This is a guest post by Christina Poletto, a Master’s student with the Institute of Prairie Archaeology at the University of Alberta Department of Anthropology. She’s studying the palaeoenvironmental signature of wildfire, to look for signs of pre-historic controlled burning by indigenous societies in northeastern Alberta.
Fire is almost a constant in Alberta’s north, and its impact can be felt not only on the environment but on populations. In recent years’ fire has been seen in a negative light due to extreme fires that have impacted communities in northern Alberta. The 2016 fire in Fort McMurray has had a devastating impact on people in the area, displacing thousands and damaging houses and buildings. However, fires were not always this large and destructive.
As part of the boreal forest’s natural cycles, fires allowed for a diverse mosaic of landscapes to be re-established and helped support animal communities in the area. These natural fire cycles also help to remove ‘dead’ organic materials like fallen trees and overgrown plants. If these materials are left to build up, they become another fuel source for fire and make fires more intense. This has led fire scientists to argue that the more the forest is regulated and the more fires are suppressed, the more intense and dangerous fires become. In the years before fire suppression, fires were a crucial and positive part of the success and diversity of the boreal forest.
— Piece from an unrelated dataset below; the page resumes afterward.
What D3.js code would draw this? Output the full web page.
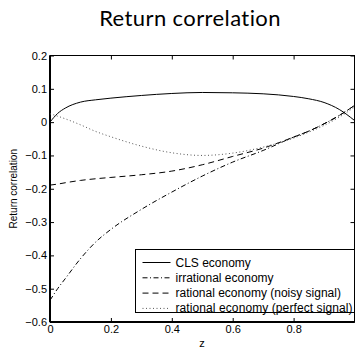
<!DOCTYPE html>
<html>
<head>
<meta charset="utf-8">
<script src="https://cdn.jsdelivr.net/npm/d3@7"></script>
<style>
  body { margin: 0; background: #fff; }
  svg { display: block; }
  .tick text { font-family: "Liberation Sans", Arial, sans-serif; font-size: 11px; }
</style>
</head>
<body>
<div id="chart"></div>
<script>
// chart data
var zValues = [0, 0.025, 0.05, 0.1, 0.15, 0.2, 0.3, 0.4, 0.5, 0.6, 0.7, 0.8, 0.85, 0.9, 0.95, 1.0];
var clsEconomy = [0, 0.026, 0.042, 0.06, 0.067, 0.072, 0.08, 0.086, 0.089, 0.088, 0.085, 0.077, 0.07, 0.059, 0.038, 0.005];
var irrationalEconomy = [-0.535, -0.5, -0.47, -0.41, -0.36, -0.322, -0.262, -0.21, -0.162, -0.12, -0.085, -0.045, -0.027, -0.005, 0.02, 0.05];
var noisySignal = [-0.189, -0.186, -0.182, -0.175, -0.17, -0.166, -0.158, -0.147, -0.128, -0.103, -0.078, -0.045, -0.027, -0.005, 0.02, 0.05];
var perfectSignal = [0.025, 0.018, 0.01, -0.008, -0.028, -0.044, -0.072, -0.092, -0.1, -0.093, -0.075, -0.048, -0.03, -0.01, 0.015, 0.045];
var seriesNames = ["CLS economy", "irrational economy", "rational economy (noisy signal)", "rational economy (perfect signal)"];
var xTicks = [0, 0.2, 0.4, 0.6, 0.8];
var yTicks = [0.2, 0.1, 0, -0.1, -0.2, -0.3, -0.4, -0.5, -0.6];

window.onload = function () {
    var width = 355, height = 348;
    var left = 50, right = 354.5, top = 55.5, bottom = 322;

    var svg = d3.select("#chart").append("svg")
        .attr("width", width)
        .attr("height", height);

    var xScale = d3.scaleLinear().domain([0, 1]).range([left, right]);
    var yScale = d3.scaleLinear().domain([-0.6, 0.2]).range([bottom, top]);

    function fmt(d) { return d === 0 ? "0" : d3.format(".1f")(d).replace("-", "\u2212"); }

    // bottom axis, ticks pointing in
    svg.append("g")
        .attr("transform", "translate(0," + bottom + ")")
        .call(d3.axisBottom(xScale).tickValues(xTicks).tickFormat(fmt).tickSizeInner(-4).tickSizeOuter(0).tickPadding(3))
        .call(function (g) { g.select(".domain").remove(); });

    // left axis
    svg.append("g")
        .attr("transform", "translate(" + left + ",0)")
        .call(d3.axisLeft(yScale).tickValues(yTicks).tickFormat(fmt).tickSizeInner(-4).tickSizeOuter(0).tickPadding(3))
        .call(function (g) { g.select(".domain").remove(); });

    // top and right ticks (no labels)
    svg.append("g")
        .attr("transform", "translate(0," + top + ")")
        .call(d3.axisTop(xScale).tickValues(xTicks).tickFormat("").tickSizeInner(-4).tickSizeOuter(0))
        .call(function (g) { g.select(".domain").remove(); });
    svg.append("g")
        .attr("transform", "translate(" + right + ",0)")
        .call(d3.axisRight(yScale).tickValues(yTicks).tickFormat("").tickSizeInner(-4).tickSizeOuter(0))
        .call(function (g) { g.select(".domain").remove(); });

    svg.selectAll(".tick line").attr("stroke", "#000").attr("stroke-width", 1);

    // frame
    svg.append("rect")
        .attr("x", left).attr("y", top)
        .attr("width", right - left).attr("height", bottom - top)
        .attr("fill", "none").attr("stroke", "#000").attr("stroke-width", 1);
    svg.append("line").attr("x1", left).attr("x2", left).attr("y1", top).attr("y2", bottom)
        .attr("stroke", "#000").attr("stroke-width", 2);
    svg.append("line").attr("x1", left).attr("x2", right).attr("y1", bottom).attr("y2", bottom)
        .attr("stroke", "#000").attr("stroke-width", 2);

    var styles = [
        { data: clsEconomy, dash: null, color: "#000" },
        { data: irrationalEconomy, dash: "5,2.5,1,2.5", color: "#000" },
        { data: noisySignal, dash: "6,4", color: "#000" },
        { data: perfectSignal, dash: "1,2.5", color: "#555" }
    ];

    var line = d3.line()
        .x(function (d) { return xScale(d.z); })
        .y(function (d) { return yScale(d.v); })
        .curve(d3.curveMonotoneX);

    styles.forEach(function (s) {
        var pts = zValues.map(function (z, i) { return { z: z, v: s.data[i] }; });
        svg.append("path")
            .datum(pts)
            .attr("fill", "none")
            .attr("stroke", s.color)
            .attr("stroke-width", 1)
            .attr("stroke-dasharray", s.dash)
            .attr("d", line);
    });

    // legend
    var lx = 135.5, ly = 249.5, lw = 219, lh = 63;
    svg.append("rect")
        .attr("x", lx).attr("y", ly).attr("width", lw).attr("height", lh)
        .attr("fill", "#fff").attr("stroke", "#000").attr("stroke-width", 1);

    styles.forEach(function (s, i) {
        var cy = ly + 13 + i * 15.3;
        svg.append("line")
            .attr("x1", lx + 7).attr("x2", lx + 35)
            .attr("y1", cy).attr("y2", cy)
            .attr("stroke", s.color).attr("stroke-width", 1)
            .attr("stroke-dasharray", s.dash);
        svg.append("text")
            .attr("x", lx + 40).attr("y", cy + 4)
            .attr("font-family", "Liberation Sans, Arial, sans-serif")
            .attr("font-size", 12)
            .attr("textLength", i === 3 ? 177 : null)
            .text(seriesNames[i]);
    });

    // titles
    svg.append("text")
        .attr("x", 190).attr("y", 26)
        .attr("text-anchor", "middle")
        .attr("font-family", "Lato, sans-serif")
        .attr("font-size", 22)
        .attr("letter-spacing", 0.4)
        .text("Return correlation");

    svg.append("text")
        .attr("transform", "translate(17," + (top + bottom) / 2 + ") rotate(-90)")
        .attr("text-anchor", "middle")
        .attr("font-family", "Liberation Sans, Arial, sans-serif")
        .attr("font-size", 10)
        .text("Return correlation");

    svg.append("text")
        .attr("x", 202).attr("y", 347)
        .attr("text-anchor", "middle")
        .attr("font-family", "Liberation Sans, Arial, sans-serif")
        .attr("font-size", 11)
        .text("z");
};
</script>
</body>
</html>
In addition to natural fires, northern Alberta First Nations groups had traditions of cultural burning. These fires were highly regulated; they were only started under specific circumstances and were dependent on factors like weather conditions and the amount of fire fuel in an area. Early spring was the preferred season because the ground was dry enough to burn but damp enough to prevent the fire from getting too large, whereas during the fall it was drier, making it more dangerous to begin burning. When all the conditions were right, fires would be used to create landscape features like hay meadows or to form and maintain trails, and to promote plant and animal communities re-entering into an area. Ethnographic studies like ones conducted by Henry T. Lewis and Theresa Ferguson with the Dene-Tha (Slavey) in northwestern Alberta documented the longstanding tradition of controlled burning. Elders commented that these practices would not only promote the movement of people but would encourage vegetative communities to thrive and entice animals to revisit areas. In the forest, ensuring the availability of food resources for the months ahead and for years to come was the primary goal of these activities, which is why such great care was taken with the burning process.
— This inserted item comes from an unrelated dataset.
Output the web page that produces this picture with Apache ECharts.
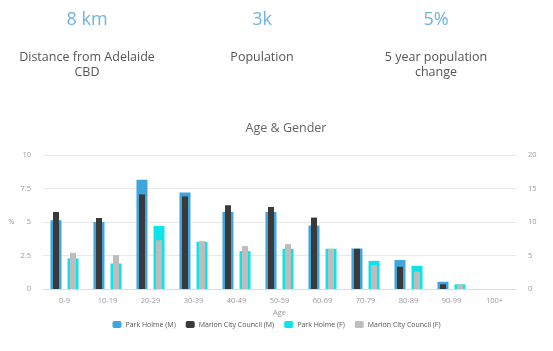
<!DOCTYPE html>
<html>
<head>
<meta charset="utf-8">
<script src="https://cdn.jsdelivr.net/npm/echarts@6/dist/echarts.min.js"></script>
<style>
  html, body { margin: 0; padding: 0; background: #fff; }
  #chart { width: 553px; height: 351px; }
</style>
</head>
<body>
<div id="chart"></div>
<script>
const ages = ["0-9", "10-19", "20-29", "30-39", "40-49", "50-59", "60-69", "70-79", "80-89", "90-99", "100+"];
const parkHolmeM = [5.13, 5.0, 8.15, 7.21, 5.75, 5.75, 4.73, 3.02, 2.16, 0.54, 0];
const marionM = [5.75, 5.3, 7.06, 6.91, 6.25, 6.12, 5.33, 3.0, 1.66, 0.35, 0];
const parkHolmeF = [2.28, 1.9, 4.7, 3.52, 2.83, 3.0, 3.0, 2.1, 1.73, 0.35, 0];
const marionF = [2.7, 2.53, 3.64, 3.57, 3.2, 3.35, 3.0, 1.78, 1.29, 0.33, 0];

const stats = [
  { value: "8 km", label: "Distance from Adelaide\nCBD", x: 82 },
  { value: "3k", label: "Population", x: 257 },
  { value: "5%", label: "5 year population\nchange", x: 431 },
];

const font = "Open Sans";
const chart = echarts.init(document.getElementById("chart"));

const titles = [];
stats.forEach((s) => {
  titles.push({
    text: s.value,
    left: s.x, top: 6, textAlign: "center",
    textStyle: { color: "#6fb3e0", fontSize: 18, fontWeight: "normal", fontFamily: font },
  });
  titles.push({
    text: s.label,
    left: s.x, top: 45, textAlign: "center",
    textStyle: { color: "#555", fontSize: 12.5, fontWeight: "normal", fontFamily: font, lineHeight: 15 },
  });
});
titles.push({
  text: "Age & Gender",
  left: 281, top: 117, textAlign: "center",
  textStyle: { color: "#666", fontSize: 12.5, fontWeight: "normal", fontFamily: font },
});

const axisLabel = { color: "#999", fontSize: 7.5, fontFamily: font };

const option = {
  animation: false,
  color: ["#3ea6dd", "#3a3a3a", "#10e3e8", "#bdbdbd"],
  title: titles,
  legend: {
    bottom: 18,
    left: "center",
    itemWidth: 9,
    itemHeight: 7,
    itemGap: 10,
    textStyle: { color: "#555", fontSize: 7, fontFamily: font, padding: [0, 0, 0, -1] },
    data: ["Park Holme (M)", "Marion City Council (M)", "Park Holme (F)", "Marion City Council (F)"],
  },
  grid: { left: 43, right: 37, top: 155, bottom: 62 },
  xAxis: [
    {
      type: "category",
      data: ages,
      name: "Age",
      nameLocation: "middle",
      nameGap: 20,
      nameTextStyle: { color: "#999", fontSize: 7.5, fontFamily: font },
      axisLine: { lineStyle: { color: "#ddd" } },
      axisTick: { lineStyle: { color: "#ddd" }, length: 4 },
      axisLabel: { ...axisLabel, margin: 8 },
    },
    { type: "category", data: ages, show: false },
  ],
  yAxis: [
    {
      type: "value",
      min: 0, max: 10, interval: 2.5,
      name: "%",
      nameLocation: "middle",
      nameGap: 26,
      nameRotate: 0,
      nameTextStyle: { color: "#999", fontSize: 7.5, fontFamily: font },
      axisLabel: { ...axisLabel, margin: 12 },
      splitLine: { lineStyle: { color: "#e8e8e8" } },
    },
    {
      type: "value",
      min: 0, max: 20, interval: 5,
      axisLabel: { ...axisLabel, margin: 12 },
      splitLine: { show: false },
    },
  ],
  series: [
    { name: "Park Holme (M)", type: "bar", data: parkHolmeM, xAxisIndex: 0, barWidth: 11, barGap: "55%" },
    { name: "Marion City Council (M)", type: "bar", data: marionM, xAxisIndex: 1, barWidth: 6, barGap: "183%", z: 3 },
    { name: "Park Holme (F)", type: "bar", data: parkHolmeF, xAxisIndex: 0, barWidth: 11, barGap: "55%" },
    { name: "Marion City Council (F)", type: "bar", data: marionF, xAxisIndex: 1, barWidth: 6, barGap: "183%", z: 3 },
  ],
};

chart.setOption(option);
</script>
</body>
</html>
In an archaeological site with deep deposits, records of these traditions could be noted by multiple layers of charcoal related to occupation periods. However, in many parts of the boreal forest, the soil deposits are shallow and make it challenging to see these patterns. Instead, researchers can look at soils in lake basins to help recreate these parts of the record. With these ancient and modern records, we can understand how different plant species respond to different fire types, and model the regrowth and response of animal communities. Understanding how First Nations groups manipulated these environmental relationships enhances our understanding of past groups living in the boreal forest. IN addition to its archaeological value, this knowledge can be integrated into modern forest management practices. In some parts of Alberta, highly regimented cultural burning through collaborative efforts has been reintroduced as a way to help minimize fire risk and to promote a healthy, diverse boreal forest.